As DD was off at a pizza making birthday party, DH and I took the boys to Mall of Emirates (MOE). We wandered about, looking for bits and pieces that we had promised/bribed earlier in the week. As we passed Debenhams, it was impossible for me to ignore the ‘50% off’ sign splattered across the store’s expertly polished windows. DH sensed the nail polish red sale banner was speaking to me and suggested he take the boys for lunch so as to give me a chance to rummage through ‘end of season (and sometimes one really does have to wonder if the Dubai ‘season’ is from the last century) ‘ racks which would be about as likely to bear fruit as the loins of a grizzled 99 year old. DH thought his credit card was safe!
Well, it turns out my fat feet ensured his card was safer than I would have liked!
I thought I was a 38 European, a 5 UK shoe size. No idea what that is in US….on those sizes it’s trial by error. Correction, I was a 38 European, 5 UK. Then I had babies. 3 of them. Then I moved to Dubai where flip flops/Birkenstocks/Bartulas are par for the course. Yes, they are super-comfy but I do feel they are responsible for the unconscious widening of my already broad feet. The mere thought of daylight and sunshine, and more importantly space, from the constricted, toe-crunching width of my ridiculously high working heels, has my toes celebrating a freedom pah-tay to thwart any future purchase of fab shoes!
There were so many beautiful shoes…So. Many. Beautiful. Shoes, I didn’t know where to start! Images of work attire, enhanced by ‘F-off’ (fancy off) heels flit through my overexcited mind. I didn’t care what outfit I was planning on wearing, it was all about the shoes.

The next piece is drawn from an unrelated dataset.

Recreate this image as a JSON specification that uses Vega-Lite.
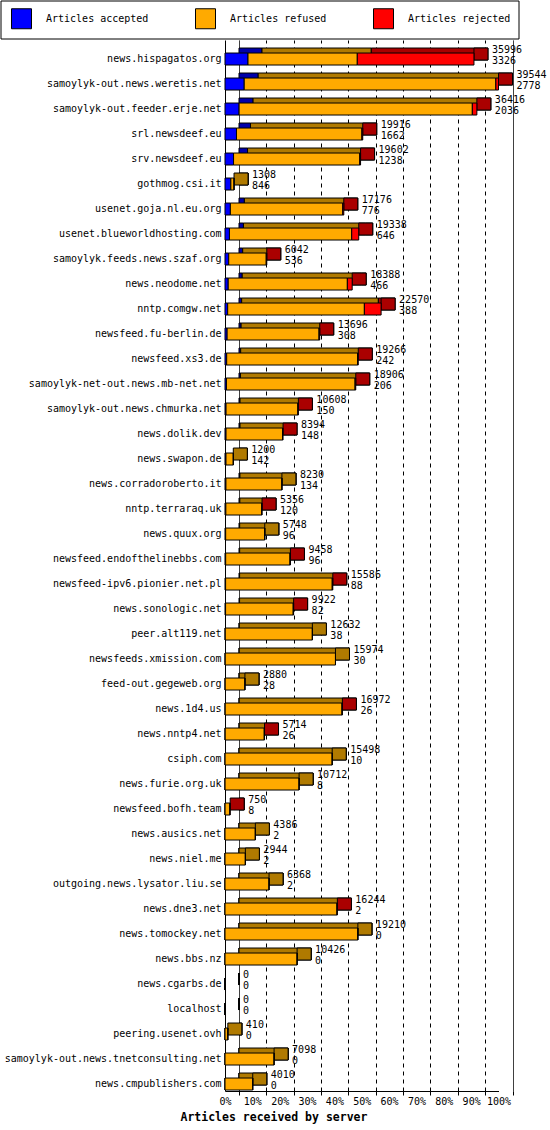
{
  "$schema": "https://vega.github.io/schema/vega-lite/v6.json",
  "width": 273.5,
  "height": 1051,
  "autosize": "none",
  "padding": {"left": 225, "top": 40, "right": 51.5, "bottom": 39},
  "background": "white",
  "config": {"view": {"stroke": null}, "font": "DejaVu Sans Mono"},
  "data": {
    "values": [
      {"server": "news.hispagatos.org", "total": 35996, "accepted": 3326, "refused": 15800, "rejected": 16870},
      {"server": "samoylyk-out.news.weretis.net", "total": 39544, "accepted": 2778, "refused": 36380, "rejected": 386},
      {"server": "samoylyk-out.feeder.erje.net", "total": 36416, "accepted": 2036, "refused": 33724, "rejected": 656},
      {"server": "srl.newsdeef.eu", "total": 19916, "accepted": 1662, "refused": 18134, "rejected": 120},
      {"server": "srv.newsdeef.eu", "total": 19602, "accepted": 1238, "refused": 18244, "rejected": 120},
      {"server": "gothmog.csi.it", "total": 1308, "accepted": 846, "refused": 462, "rejected": 0},
      {"server": "usenet.goja.nl.eu.org", "total": 17176, "accepted": 776, "refused": 16250, "rejected": 150},
      {"server": "usenet.blueworldhosting.com", "total": 19338, "accepted": 646, "refused": 17675, "rejected": 1017},
      {"server": "samoylyk.feeds.news.szaf.org", "total": 6042, "accepted": 536, "refused": 5426, "rejected": 80},
      {"server": "news.neodome.net", "total": 18388, "accepted": 466, "refused": 17224, "rejected": 698},
      {"server": "nntp.comgw.net", "total": 22570, "accepted": 388, "refused": 19762, "rejected": 2420},
      {"server": "newsfeed.fu-berlin.de", "total": 13696, "accepted": 308, "refused": 13288, "rejected": 100},
      {"server": "newsfeed.xs3.de", "total": 19266, "accepted": 242, "refused": 18924, "rejected": 100},
      {"server": "samoylyk-net-out.news.mb-net.net", "total": 18906, "accepted": 206, "refused": 18600, "rejected": 100},
      {"server": "samoylyk-out.news.chmurka.net", "total": 10608, "accepted": 150, "refused": 10378, "rejected": 80},
      {"server": "news.dolik.dev", "total": 8394, "accepted": 148, "refused": 8166, "rejected": 80},
      {"server": "news.swapon.de", "total": 1200, "accepted": 142, "refused": 1058, "rejected": 0},
      {"server": "news.corradoroberto.it", "total": 8230, "accepted": 134, "refused": 8096, "rejected": 0},
      {"server": "nntp.terraraq.uk", "total": 5356, "accepted": 120, "refused": 5186, "rejected": 50},
      {"server": "news.quux.org", "total": 5748, "accepted": 96, "refused": 5652, "rejected": 0},
      {"server": "newsfeed.endofthelinebbs.com", "total": 9458, "accepted": 96, "refused": 9302, "rejected": 60},
      {"server": "newsfeed-ipv6.pionier.net.pl", "total": 15586, "accepted": 88, "refused": 15418, "rejected": 80},
      {"server": "news.sonologic.net", "total": 9922, "accepted": 82, "refused": 9780, "rejected": 60},
      {"server": "peer.alt119.net", "total": 12632, "accepted": 38, "refused": 12594, "rejected": 0},
      {"server": "newsfeeds.xmission.com", "total": 15974, "accepted": 30, "refused": 15944, "rejected": 0},
      {"server": "feed-out.gegeweb.org", "total": 2880, "accepted": 28, "refused": 2852, "rejected": 0},
      {"server": "news.1d4.us", "total": 16972, "accepted": 26, "refused": 16886, "rejected": 60},
      {"server": "news.nntp4.net", "total": 5714, "accepted": 26, "refused": 5648, "rejected": 40},
      {"server": "csiph.com", "total": 15498, "accepted": 10, "refused": 15488, "rejected": 0},
      {"server": "news.furie.org.uk", "total": 10712, "accepted": 8, "refused": 10704, "rejected": 0},
      {"server": "newsfeed.bofh.team", "total": 750, "accepted": 8, "refused": 692, "rejected": 50},
      {"server": "news.ausics.net", "total": 4386, "accepted": 2, "refused": 4384, "rejected": 0},
      {"server": "news.niel.me", "total": 2944, "accepted": 2, "refused": 2942, "rejected": 0},
      {"server": "outgoing.news.lysator.liu.se", "total": 6368, "accepted": 2, "refused": 6366, "rejected": 0},
      {"server": "news.dne3.net", "total": 16244, "accepted": 2, "refused": 16182, "rejected": 60},
      {"server": "news.tomockey.net", "total": 19210, "accepted": 0, "refused": 19210, "rejected": 0},
      {"server": "news.bbs.nz", "total": 10426, "accepted": 0, "refused": 10426, "rejected": 0},
      {"server": "news.cgarbs.de", "total": 0, "accepted": 0, "refused": 0, "rejected": 0},
      {"server": "localhost", "total": 0, "accepted": 0, "refused": 0, "rejected": 0},
      {"server": "peering.usenet.ovh", "total": 410, "accepted": 0, "refused": 410, "rejected": 0},
      {"server": "samoylyk-out.news.tnetconsulting.net", "total": 7098, "accepted": 0, "refused": 7098, "rejected": 0},
      {"server": "news.cmpublishers.com", "total": 4010, "accepted": 0, "refused": 4010, "rejected": 0}
    ]
  },
  "encoding": {
    "y": {
      "field": "server",
      "type": "nominal",
      "sort": null,
      "scale": {"paddingInner": 0.52, "paddingOuter": 0.28, "align": 0.93},
      "axis": {
        "title": null,
        "ticks": false,
        "grid": false,
        "labelPadding": 4,
        "labelFont": "DejaVu Sans Mono",
        "labelFontSize": 10,
        "labelColor": "black",
        "labelLimit": 300,
        "domainColor": "black"
      }
    }
  },
  "layer": [
    {
      "transform": [{"fold": ["accepted", "refused", "rejected"], "as": ["kind", "count"]}],
      "mark": {"type": "bar", "xOffset": 14, "x2Offset": 14, "yOffset": -5, "y2Offset": -5, "stroke": "black", "strokeWidth": 1},
      "encoding": {
        "x": {
          "field": "count",
          "type": "quantitative",
          "stack": "zero",
          "scale": {"domain": [0, 39544], "nice": false},
          "axis": {
            "title": "Articles received by server",
            "values": [0, 3954.4, 7908.8, 11863.2, 15817.6, 19772, 23726.4, 27680.8, 31635.2, 35589.6, 39544],
            "tickCount": 20,
            "labelExpr": "format(datum.value / 395.44, '.0f') + '%'",
            "tickOffset": 14,
            "labelOffset": -14,
            "grid": true,
            "gridColor": "black",
            "gridWidth": 1,
            "gridDash": {"condition": {"test": "datum.value < 1 || datum.value > 39000", "value": [1, 0]}, "value": [4, 4]},
            "domainColor": "black",
            "ticks": true,
            "tickColor": "black",
            "tickSize": 4,
            "labelPadding": 1,
            "labelFont": "DejaVu Sans Mono",
            "labelFontSize": 10,
            "labelColor": "black",
            "labelAngle": 0,
            "labelFlush": false,
            "labelOverlap": false,
            "titleFont": "DejaVu Sans Mono",
            "titleFontSize": 11.5,
            "titleFontWeight": "bold",
            "titleColor": "black",
            "titleAlign": "left",
            "titleAnchor": "start",
            "titleBaseline": "middle",
            "titleX": -45,
            "titleY": 26
          }
        },
        "color": {
          "field": "kind",
          "type": "nominal",
          "scale": {"domain": ["accepted", "refused", "rejected"], "range": ["#0000aa", "#b07a00", "#aa0000"]},
          "legend": null
        }
      }
    },
    {
      "transform": [{"filter": "datum.total > 0"}],
      "mark": {"type": "bar", "x2Offset": 14, "yOffset": -5, "y2Offset": -5, "stroke": "black", "strokeWidth": 1},
      "encoding": {
        "x": {"field": "total", "type": "quantitative"},
        "x2": {"field": "total"},
        "fill": {"condition": {"test": "datum.rejected > 0", "value": "#aa0000"}, "value": "#b07a00"}
      }
    },
    {
      "transform": [{"fold": ["accepted", "refused", "rejected"], "as": ["kind", "count"]}],
      "mark": {"type": "bar", "stroke": "black", "strokeWidth": 1},
      "encoding": {
        "x": {"field": "count", "type": "quantitative", "stack": "zero"},
        "color": {
          "field": "kind",
          "type": "nominal",
          "scale": {"domain": ["accepted", "refused", "rejected"], "range": ["#0000ff", "#ffaa00", "#ff0000"]},
          "legend": {
            "title": null,
            "orient": "none",
            "legendX": -224.5,
            "legendY": -39.5,
            "direction": "horizontal",
            "columns": 3,
            "columnPadding": 43,
            "padding": 7.5,
            "strokeColor": "black",
            "symbolType": "square",
            "symbolSize": 400,
            "symbolOffset": 3,
            "symbolStrokeColor": "black",
            "symbolStrokeWidth": 1,
            "symbolOpacity": 1,
            "labelFont": "DejaVu Sans Mono",
            "labelFontSize": 10,
            "labelColor": "black",
            "labelOffset": 14,
            "labelLimit": 400,
            "labelExpr": "'Articles ' + datum.label + (datum.label == 'rejected' ? '\u00a0\u00a0\u00a0\u00a0\u00a0\u00a0\u00a0\u00a0\u00a0' : '')"
          }
        }
      }
    },
    {
      "mark": {"type": "text", "align": "left", "baseline": "middle", "dx": 18, "dy": -9, "font": "DejaVu Sans Mono", "fontSize": 10, "fill": "black"},
      "encoding": {
        "x": {"field": "total", "type": "quantitative"},
        "text": {"field": "total", "type": "quantitative", "format": "d"}
      }
    },
    {
      "mark": {"type": "text", "align": "left", "baseline": "middle", "dx": 18, "dy": 2, "font": "DejaVu Sans Mono", "fontSize": 10, "fill": "black"},
      "encoding": {
        "x": {"field": "total", "type": "quantitative"},
        "text": {"field": "accepted", "type": "quantitative", "format": "d"}
      }
    }
  ],
  "resolve": {"scale": {"color": "independent"}}
}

But, my feet did not agree. As I placed the ‘right’ shoe of what I thought was the perfect pair, on the floor in front of me, I swear I saw my feet inflate to resemble sweaty, clown-like feet. My toes recoiled in sheer horror at the mere thought of being mercilessly forced into what looked like Madonna’s 1990’s conical bra (for a foot, that is!). My toes resisted with the force of a baby being woken from the sweetest of slumbers. My ‘foot width’ formed a united front with my toes and conspired against me. But this did not deter me.
I wiggled, I shoved, I squeezed my reluctant trainer-sweaty feet into the delicate, classy, sexy heels I wanted to wear. Of the 6 ‘to die for’ pairs, I came away with 2, and if I am honest with my feet….only one of them actually fits without inflicting major podiatric damage! Damn you ‘aging’, damn you humid, sticky climate, damn you shoemakers who think a half size is for freaks!